§ **EXTRACTED ENTRIES**:
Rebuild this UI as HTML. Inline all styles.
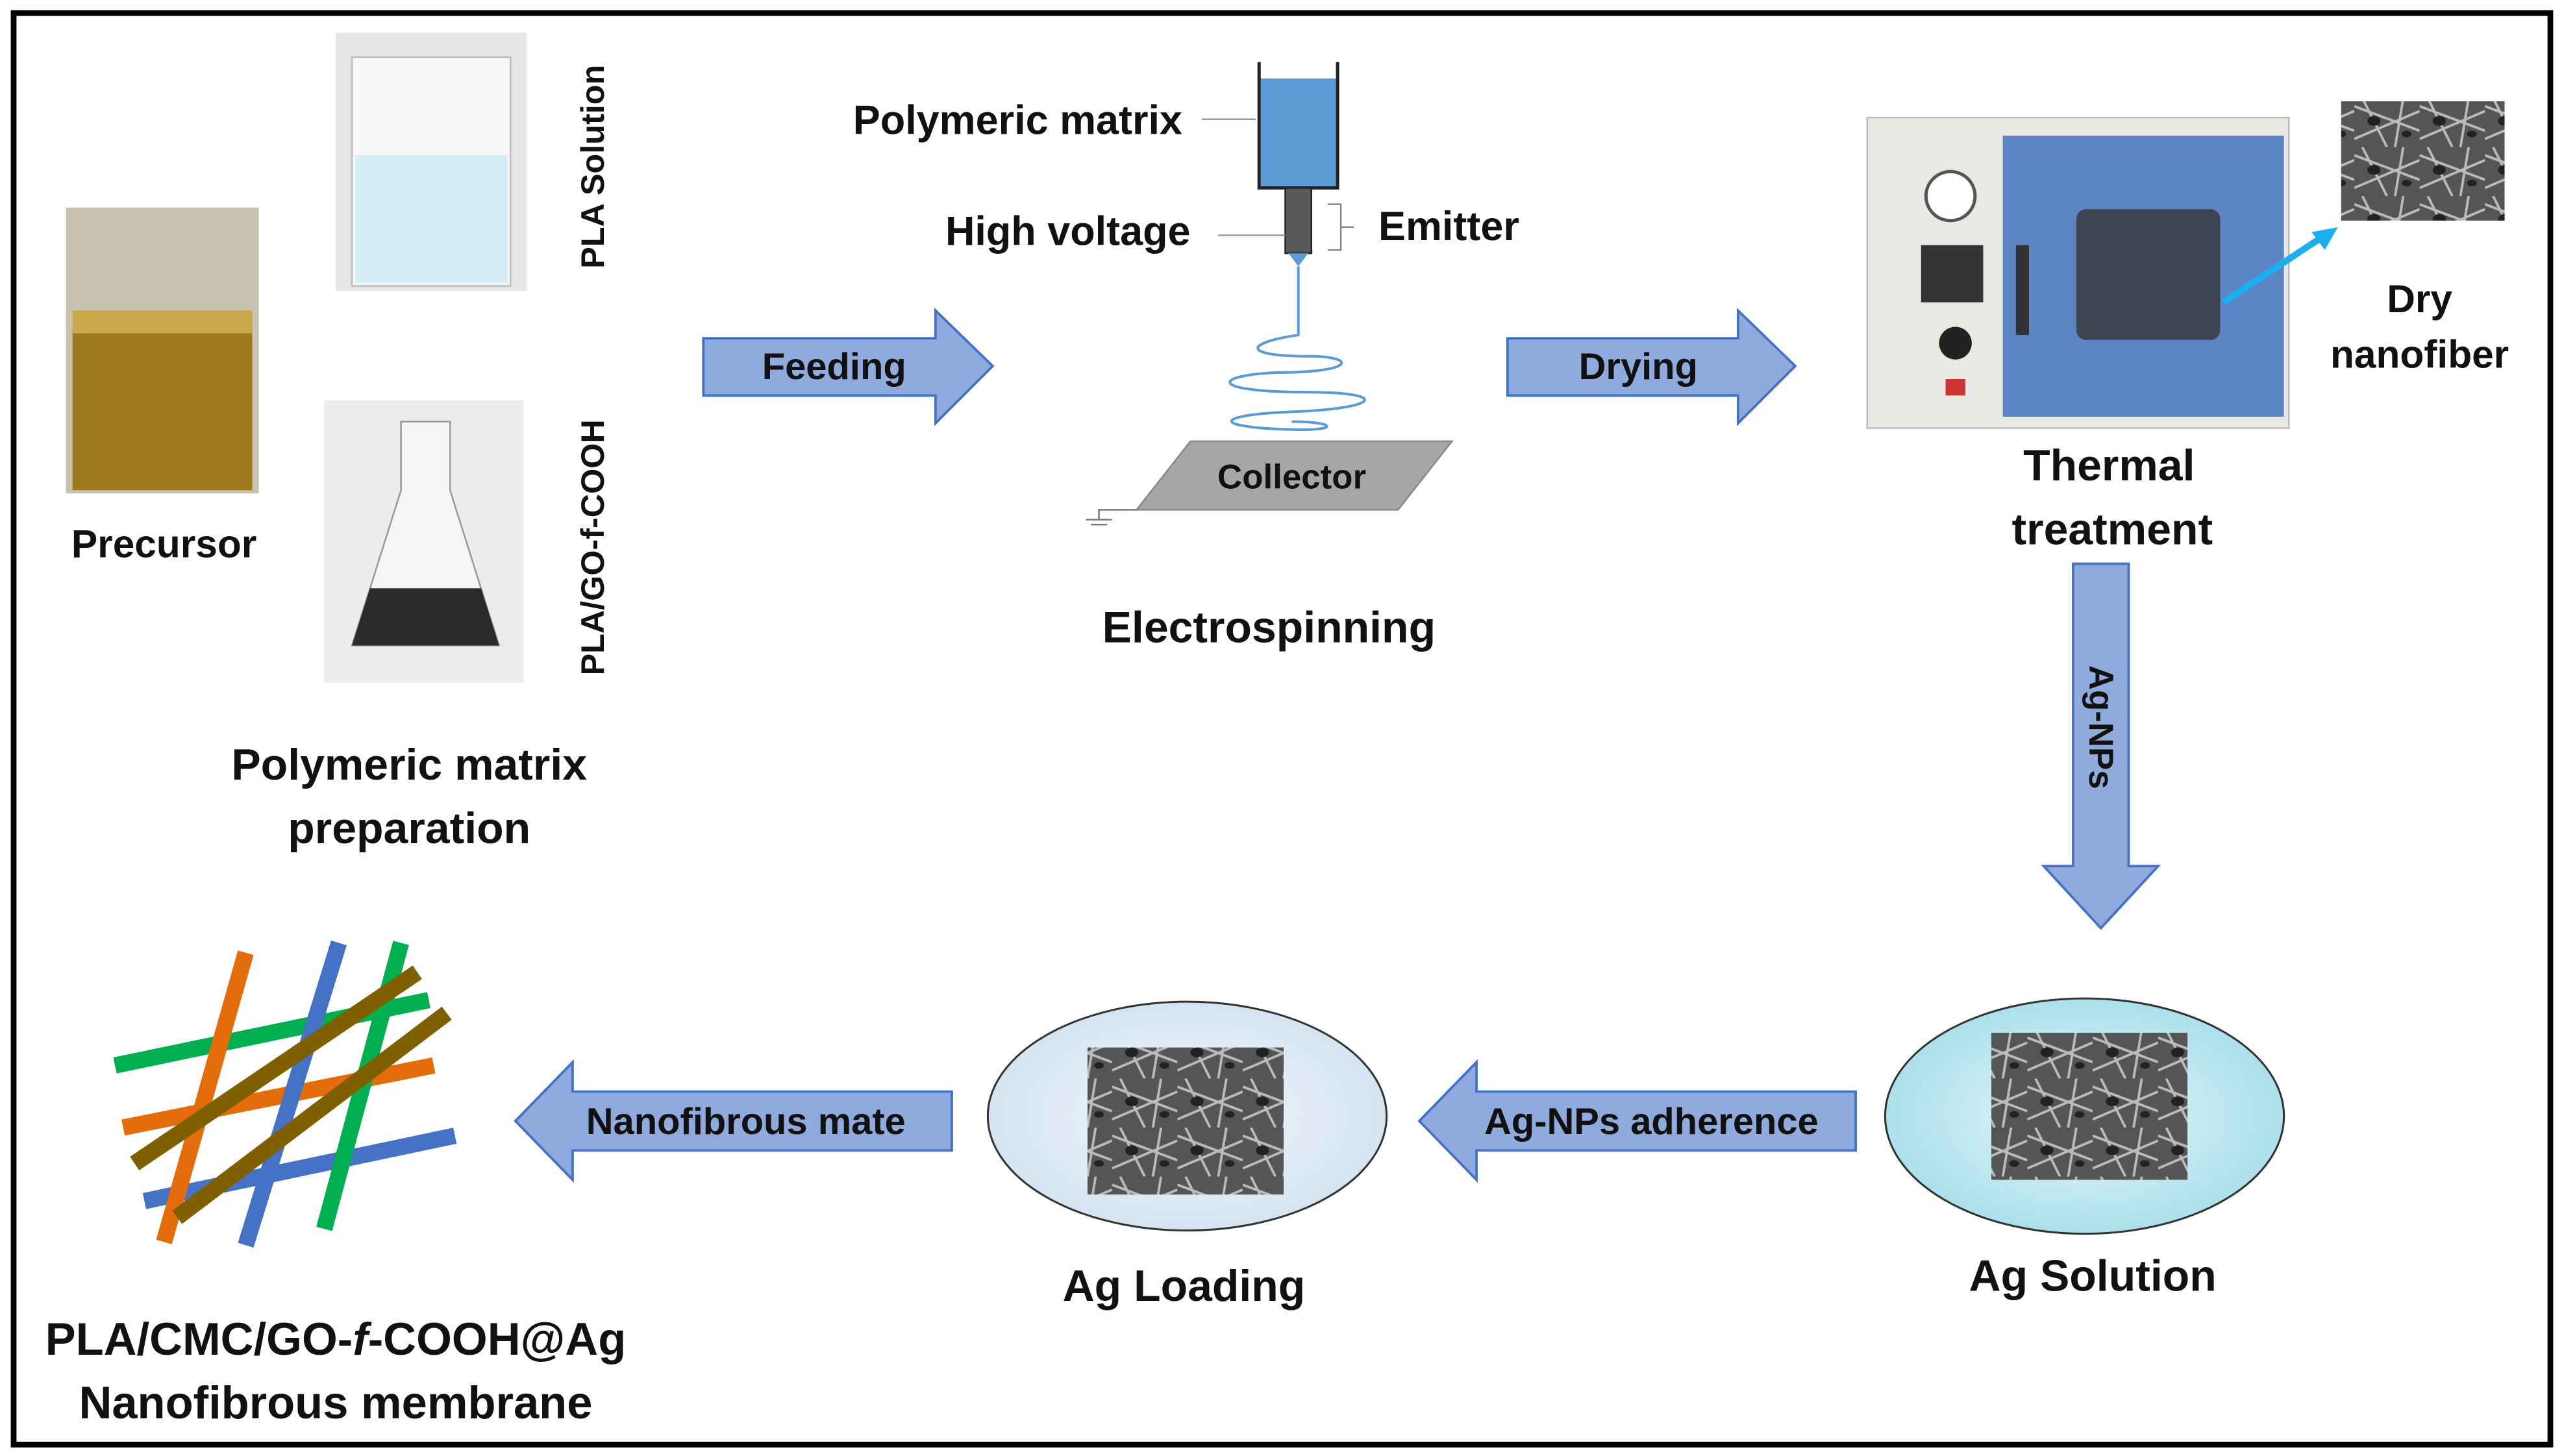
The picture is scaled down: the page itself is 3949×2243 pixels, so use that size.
<!DOCTYPE html>
<html><head><meta charset="utf-8"><style>
html,body{margin:0;padding:0;background:#fff}
svg{display:block}
text{font-family:"Liberation Sans",sans-serif;font-weight:bold;fill:#111}
</style></head><body>
<svg width="3949" height="2243" viewBox="0 0 1568 891" xmlns="http://www.w3.org/2000/svg">
<defs>
<pattern id="sem" width="40" height="30" patternUnits="userSpaceOnUse">
<rect width="40" height="30" fill="#555"/>
<path d="M0 5 L40 20 M5 0 L20 30 M30 0 L25 30 M0 25 L40 8" stroke="#bbb" stroke-width="1.5" fill="none"/>
<ellipse cx="12" cy="14" rx="4" ry="3" fill="#222"/><ellipse cx="32" cy="22" rx="3" ry="2" fill="#222"/>
</pattern>
<radialGradient id="cy" cx="0.5" cy="0.5" r="0.6"><stop offset="0" stop-color="#e8f7fb"/><stop offset="1" stop-color="#9fdbe8"/></radialGradient>
<radialGradient id="pb" cx="0.5" cy="0.5" r="0.6"><stop offset="0" stop-color="#f4f8fc"/><stop offset="1" stop-color="#cfe0f0"/></radialGradient>
</defs>
<rect x="8" y="8" width="1552" height="876" fill="#fff" stroke="#000" stroke-width="3.5"/>

<rect x="40" y="127" width="118" height="175" fill="#c9c2b0"/>
<rect x="44" y="200" width="110" height="100" fill="#9c7a1c"/>
<rect x="44" y="190" width="110" height="14" fill="#c9a84a"/>
<rect x="205" y="20" width="117" height="158" fill="#e6e6e6"/>
<rect x="215" y="35" width="97" height="140" fill="#f5f7f8" stroke="#bbb"/>
<rect x="217" y="95" width="93" height="78" fill="#d5eef5"/>
<rect x="198" y="245" width="122" height="173" fill="#ececec"/>
<path d="M245 258 L275 258 L275 300 L305 395 L215 395 L245 300 Z" fill="#f6f6f6" stroke="#999"/>
<path d="M226 360 L294 360 L305 395 L215 395 Z" fill="#2b2b2b"/>
<text x="0" y="0" font-size="20" transform="translate(369,102) rotate(-90)" text-anchor="middle">PLA Solution</text>
<text x="0" y="0" font-size="20" transform="translate(369,335) rotate(-90)" text-anchor="middle">PLA/GO-f-COOH</text>
<text x="100" y="341" font-size="24" text-anchor="middle">Precursor</text>
<text x="250" y="477" font-size="27" text-anchor="middle">Polymeric matrix</text>
<text x="250" y="516" font-size="27" text-anchor="middle">preparation</text>

<path d="M430 207 L572 207 L572 190 L607 224 L572 259 L572 242 L430 242 Z" fill="#8faadc" stroke="#4472c4" stroke-width="1.5"/>
<text x="510" y="232" font-size="23" text-anchor="middle">Feeding</text>
<path d="M922 207 L1063 207 L1063 190 L1098 224 L1063 259 L1063 242 L922 242 Z" fill="#8faadc" stroke="#4472c4" stroke-width="1.5"/>
<text x="1002" y="232" font-size="23" text-anchor="middle">Drying</text>
<path d="M1268 345 L1302 345 L1302 530 L1320 530 L1285 568 L1250 530 L1268 530 Z" fill="#8faadc" stroke="#4472c4" stroke-width="1.5"/>
<text x="0" y="0" font-size="21" transform="translate(1278,445) rotate(90)" text-anchor="middle">Ag-NPs</text>
<path d="M1135 668 L903 668 L903 650 L868 686 L903 722 L903 704 L1135 704 Z" fill="#8faadc" stroke="#4472c4" stroke-width="1.5"/>
<text x="1010" y="694" font-size="23" text-anchor="middle">Ag-NPs adherence</text>
<path d="M582 668 L350 668 L350 650 L315 686 L350 722 L350 704 L582 704 Z" fill="#8faadc" stroke="#4472c4" stroke-width="1.5"/>
<text x="456" y="694" font-size="23" text-anchor="middle">Nanofibrous mate</text>

<path d="M770 38 L770 115 L818 115 L818 38" fill="none" stroke="#222" stroke-width="2"/>
<rect x="771" y="48" width="46" height="66" fill="#5b9bd5"/>
<rect x="786" y="115" width="16" height="40" fill="#595959" stroke="#222"/>
<path d="M788 155 L800 155 L794 163 Z" fill="#5b9bd5"/>
<line x1="735" y1="73" x2="768" y2="73" stroke="#999"/>
<line x1="745" y1="144" x2="786" y2="144" stroke="#999"/>
<path d="M812 125 L820 125 L820 153 L812 153 M820 139 L828 139" fill="none" stroke="#888"/>
<text x="723" y="82" font-size="25" text-anchor="end">Polymeric matrix</text>
<text x="728" y="150" font-size="25" text-anchor="end">High voltage</text>
<text x="843" y="147" font-size="25">Emitter</text>
<path d="M794 163 L794 205 C760 210 760 218 800 218 C830 218 830 228 780 228 C740 230 740 240 800 240 C850 240 845 250 790 252 C740 254 740 262 795 263 C820 263 815 258 790 258" fill="none" stroke="#5b9bd5" stroke-width="1.6"/>
<path d="M695 312 L728 270 L888 270 L855 312 Z" fill="#a6a6a6" stroke="#888"/>
<text x="790" y="299" font-size="21" text-anchor="middle">Collector</text>
<path d="M695 312 L672 312 L672 318 M664 318 L680 318 M667 321 L677 321" stroke="#777" fill="none"/>
<text x="776" y="393" font-size="27" text-anchor="middle">Electrospinning</text>

<rect x="1142" y="72" width="258" height="190" fill="#e8e8e4" stroke="#bbb"/>
<rect x="1225" y="83" width="172" height="172" fill="#5b84c4"/>
<rect x="1270" y="128" width="88" height="80" rx="6" fill="#3d4450"/>
<rect x="1233" y="150" width="8" height="55" fill="#333"/>
<circle cx="1193" cy="120" r="15" fill="#fff" stroke="#555" stroke-width="2"/>
<rect x="1175" y="150" width="38" height="35" fill="#333"/>
<circle cx="1196" cy="210" r="10" fill="#222"/>
<rect x="1190" y="232" width="12" height="10" fill="#c33"/>
<rect x="1432" y="62" width="100" height="73" fill="url(#sem)"/>
<line x1="1360" y1="185" x2="1422" y2="144" stroke="#1ab0f0" stroke-width="4"/>
<path d="M1430 139 L1414 142 L1422 153 Z" fill="#1ab0f0"/>
<text x="1480" y="191" font-size="24" text-anchor="middle">Dry</text>
<text x="1480" y="225" font-size="24" text-anchor="middle">nanofiber</text>
<text x="1290" y="294" font-size="27" text-anchor="middle">Thermal</text>
<text x="1292" y="333" font-size="27" text-anchor="middle">treatment</text>

<ellipse cx="1275" cy="683" rx="122" ry="72" fill="url(#cy)" stroke="#333" stroke-width="1.2"/>
<rect x="1218" y="632" width="120" height="90" fill="url(#sem)"/>
<text x="1280" y="790" font-size="27" text-anchor="middle">Ag Solution</text>
<ellipse cx="726" cy="683" rx="122" ry="70" fill="url(#pb)" stroke="#333" stroke-width="1.2"/>
<rect x="665" y="641" width="120" height="90" fill="url(#sem)"/>
<text x="724" y="796" font-size="27" text-anchor="middle">Ag Loading</text>

<g stroke-width="10" stroke-linecap="butt">
<line x1="70" y1="652" x2="262" y2="612" stroke="#00b050"/>
<line x1="75" y1="690" x2="265" y2="652" stroke="#e46c0a"/>
<line x1="88" y1="735" x2="278" y2="695" stroke="#4472c4"/>
<line x1="100" y1="760" x2="150" y2="583" stroke="#e46c0a"/>
<line x1="150" y1="762" x2="207" y2="577" stroke="#4472c4"/>
<line x1="198" y1="752" x2="245" y2="577" stroke="#00b050"/>
<line x1="82" y1="712" x2="255" y2="595" stroke="#7f6000"/>
<line x1="108" y1="745" x2="273" y2="620" stroke="#7f6000"/>
</g>
<text x="205" y="829" font-size="28" text-anchor="middle">PLA/CMC/GO-<tspan font-style="italic">f</tspan>-COOH@Ag</text>
<text x="205" y="868" font-size="28" text-anchor="middle">Nanofibrous membrane</text>
</svg>
</body></html>
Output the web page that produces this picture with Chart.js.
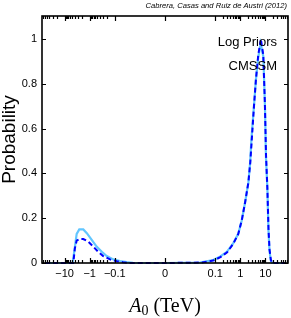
<!DOCTYPE html>
<html>
<head>
<meta charset="utf-8">
<script src="https://cdn.jsdelivr.net/npm/chart.js@4.4.0/dist/chart.umd.min.js"></script>
<style>
  html, body { margin: 0; padding: 0; background: #fff; }
</style>
</head>
<body>
<canvas id="chart" width="291" height="318"></canvas>
<script>
// A0 values (TeV) and probabilities
// light blue solid: marginal posterior
const a0Marg = [-60, -4.8, -3.9, -3.3, -2.6, -1.8, -1.3, -0.83, -0.53, -0.33, -0.21, -0.115, -0.062, -0.034, -0.019, 0,
  0.0245, 0.083, 0.155, 0.29, 0.52, 0.83, 1.14, 1.55, 2.1, 2.45, 2.8, 3.5, 4.2, 5.2, 6.5, 8.3, 9.6, 10.5, 12, 13.2, 14.5, 16.2, 18.3, 60];
const probMarg = [0, 0, 0.07, 0.13, 0.15, 0.15, 0.133, 0.103, 0.073, 0.05, 0.031, 0.016, 0.009, 0.004, 0.001, 0,
  0.002, 0.013, 0.028, 0.05, 0.088, 0.13, 0.19, 0.27, 0.36, 0.445, 0.56, 0.70, 0.82, 0.92, 0.98, 0.92, 0.70, 0.475, 0.33, 0.147, 0.058, 0.013, 0, 0];
// dark blue dashed: profile likelihood
const a0Prof = [-60, -4.5, -3.9, -3.3, -2.45, -1.8, -1.12, -0.72, -0.46, -0.29, -0.155, -0.083, -0.047, -0.024, 0,
  0.03, 0.09, 0.16, 0.3, 0.52, 0.83, 1.14, 1.55, 2.1, 2.5, 2.9, 3.5, 4.2, 5.2, 6.6, 8.2, 9.5, 10.6, 12, 13.3, 14.6, 16.5, 18.5, 60];
const probProf = [0, 0, 0.065, 0.10, 0.107, 0.107, 0.095, 0.073, 0.05, 0.031, 0.016, 0.008, 0.003, 0, 0,
  0.002, 0.012, 0.026, 0.048, 0.085, 0.13, 0.19, 0.27, 0.36, 0.45, 0.56, 0.70, 0.82, 0.93, 1.0, 0.93, 0.72, 0.48, 0.33, 0.15, 0.06, 0.015, 0, 0];

const xTickValues = [-10, -1, -0.1, 0, 0.1, 1, 10];
const xTickLabels = ['\u221210', '\u22121', '\u22120.1', '0', '0.1', '1', '10'];
const yTickValues = [0, 0.2, 0.4, 0.6, 0.8, 1];
const yTickLabels = ['0', '0.2', '0.4', '0.6', '0.8', '1'];

// log axis through zero: anything under 1 GeV sits on 0
function symlog(v) {
  const a = Math.abs(v);
  if (a < 0.001) return 0;
  return Math.sign(v) * (Math.log10(a) + 3);
}

// minor ticks 2..9 in each decade from 0.1 up to 100, both signs
const minorTicks = [];
[0.1, 1, 10].forEach(d => {
  for (let k = 2; k <= 9; k++) {
    minorTicks.push(k * d, -k * d);
  }
});

const SANS = 'Liberation Sans, Arial, Helvetica, sans-serif';
const SERIF = 'Liberation Serif, Times New Roman, serif';

const framePlugin = {
  id: 'frame',
  afterDraw(chart) {
    const ctx = chart.ctx;
    const a = chart.chartArea;
    const xs = chart.scales.x;
    const ys = chart.scales.y;
    ctx.save();
    ctx.strokeStyle = '#000';
    ctx.lineWidth = 1.2;

    // inward ticks, bottom and top
    const xTick = (v, len) => {
      const t = symlog(v);
      if (t < xs.min || t > xs.max) return;
      const px = Math.round(xs.getPixelForValue(t)) + 0.5;
      ctx.beginPath();
      ctx.moveTo(px, a.bottom); ctx.lineTo(px, a.bottom - len);
      ctx.moveTo(px, a.top); ctx.lineTo(px, a.top + len);
      ctx.stroke();
    };
    xTickValues.forEach(v => xTick(v, 5));
    minorTicks.forEach(v => xTick(v, 3));

    // inward ticks, left and right
    yTickValues.forEach(v => {
      const py = Math.round(ys.getPixelForValue(v)) + 0.5;
      ctx.beginPath();
      ctx.moveTo(a.left, py); ctx.lineTo(a.left + 4, py);
      ctx.moveTo(a.right, py); ctx.lineTo(a.right - 4, py);
      ctx.stroke();
    });

    // box
    ctx.lineWidth = 1.6;
    ctx.strokeRect(a.left, a.top, a.right - a.left, a.bottom - a.top);

    // labels inside the plot
    ctx.fillStyle = '#000';
    ctx.textAlign = 'right';
    ctx.textBaseline = 'alphabetic';
    ctx.font = '13px ' + SANS;
    ctx.fillText('Log Priors', 277, 46);
    ctx.fillText('CMSSM', 277, 70);

    // citation
    ctx.font = 'italic 7.6px ' + SANS;
    ctx.fillText('Cabrera, Casas and Ruiz de Austri (2012)', 287, 8);

    // x axis title: A_0 (TeV)
    const big = '20px ' + SERIF;
    const small = '14px ' + SERIF;
    ctx.font = 'italic ' + big;
    const wA = ctx.measureText('A').width;
    ctx.font = small;
    const w0 = ctx.measureText('0').width;
    ctx.font = big;
    const wT = ctx.measureText(' (TeV)').width;
    let x = (a.left + a.right) / 2 - (wA + w0 + wT) / 2;
    const base = 312;
    ctx.textAlign = 'left';
    ctx.font = 'italic ' + big;
    ctx.fillText('A', x, base);
    x += wA;
    ctx.font = small;
    ctx.fillText('0', x, base + 3);
    x += w0;
    ctx.font = big;
    ctx.fillText(' (TeV)', x, base);
    ctx.restore();
  }
};

new Chart(document.getElementById('chart'), {
  type: 'line',
  data: {
    datasets: [
      {
        label: 'Profile likelihood',
        data: a0Prof.map((v, i) => ({ x: symlog(v), y: probProf[i] })),
        borderColor: '#0000ff',
        borderWidth: 2,
        borderDash: [5, 3],
        pointRadius: 0,
        fill: false,
        tension: 0
      },
      {
        label: 'Marginal posterior',
        data: a0Marg.map((v, i) => ({ x: symlog(v), y: probMarg[i] })),
        borderColor: '#62c6ff',
        borderWidth: 2.2,
        pointRadius: 0,
        fill: false,
        tension: 0
      }
    ]
  },
  options: {
    responsive: false,
    animation: false,
    clip: 1,
    layout: { padding: { top: 16, right: 3, left: 0, bottom: 0 } },
    plugins: {
      legend: { display: false },
      tooltip: { enabled: false }
    },
    scales: {
      x: {
        type: 'linear',
        min: -4.9,
        max: 4.9,
        afterBuildTicks: s => { s.ticks = xTickValues.map(v => ({ value: symlog(v) })); },
        afterFit: s => { s.height = 55; },
        ticks: {
          autoSkip: false,
          maxRotation: 0,
          padding: 4,
          color: '#000',
          font: { family: SANS, size: 11 },
          callback: (val, i) => xTickLabels[i]
        },
        grid: { display: false, drawTicks: false },
        border: { display: false }
      },
      y: {
        min: 0,
        max: 1.103,
        afterBuildTicks: s => { s.ticks = yTickValues.map(v => ({ value: v })); },
        afterFit: s => { s.width = 42; },
        ticks: {
          padding: 5,
          color: '#000',
          font: { family: SANS, size: 11 },
          callback: (val, i) => yTickLabels[i]
        },
        grid: { display: false, drawTicks: false },
        border: { display: false },
        title: {
          display: true,
          text: 'Probability',
          color: '#000',
          font: { family: SANS, size: 19, lineHeight: 1 },
          padding: { top: 0, bottom: 0 }
        }
      }
    }
  },
  plugins: [framePlugin]
});
</script>
</body>
</html>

§ **STATED EXERCISE**: Output exactly the lines from the one containing "Output the web" through the one containing "const yTickLabels = ['0', '0.2', '0.4', '0.6', '0.8', '1'];", both included, and nothing else; leave out any pictures.

§ **FINISHED TASK**:
Output the web page that produces this picture with Chart.js.
<!DOCTYPE html>
<html>
<head>
<meta charset="utf-8">
<script src="https://cdn.jsdelivr.net/npm/chart.js@4.4.0/dist/chart.umd.min.js"></script>
<style>
  html, body { margin: 0; padding: 0; background: #fff; }
</style>
</head>
<body>
<canvas id="chart" width="291" height="318"></canvas>
<script>
// A0 values (TeV) and probabilities
// light blue solid: marginal posterior
const a0Marg = [-60, -4.8, -3.9, -3.3, -2.6, -1.8, -1.3, -0.83, -0.53, -0.33, -0.21, -0.115, -0.062, -0.034, -0.019, 0,
  0.0245, 0.083, 0.155, 0.29, 0.52, 0.83, 1.14, 1.55, 2.1, 2.45, 2.8, 3.5, 4.2, 5.2, 6.5, 8.3, 9.6, 10.5, 12, 13.2, 14.5, 16.2, 18.3, 60];
const probMarg = [0, 0, 0.07, 0.13, 0.15, 0.15, 0.133, 0.103, 0.073, 0.05, 0.031, 0.016, 0.009, 0.004, 0.001, 0,
  0.002, 0.013, 0.028, 0.05, 0.088, 0.13, 0.19, 0.27, 0.36, 0.445, 0.56, 0.70, 0.82, 0.92, 0.98, 0.92, 0.70, 0.475, 0.33, 0.147, 0.058, 0.013, 0, 0];
// dark blue dashed: profile likelihood
const a0Prof = [-60, -4.5, -3.9, -3.3, -2.45, -1.8, -1.12, -0.72, -0.46, -0.29, -0.155, -0.083, -0.047, -0.024, 0,
  0.03, 0.09, 0.16, 0.3, 0.52, 0.83, 1.14, 1.55, 2.1, 2.5, 2.9, 3.5, 4.2, 5.2, 6.6, 8.2, 9.5, 10.6, 12, 13.3, 14.6, 16.5, 18.5, 60];
const probProf = [0, 0, 0.065, 0.10, 0.107, 0.107, 0.095, 0.073, 0.05, 0.031, 0.016, 0.008, 0.003, 0, 0,
  0.002, 0.012, 0.026, 0.048, 0.085, 0.13, 0.19, 0.27, 0.36, 0.45, 0.56, 0.70, 0.82, 0.93, 1.0, 0.93, 0.72, 0.48, 0.33, 0.15, 0.06, 0.015, 0, 0];

const xTickValues = [-10, -1, -0.1, 0, 0.1, 1, 10];
const xTickLabels = ['\u221210', '\u22121', '\u22120.1', '0', '0.1', '1', '10'];
const yTickValues = [0, 0.2, 0.4, 0.6, 0.8, 1];
const yTickLabels = ['0', '0.2', '0.4', '0.6', '0.8', '1'];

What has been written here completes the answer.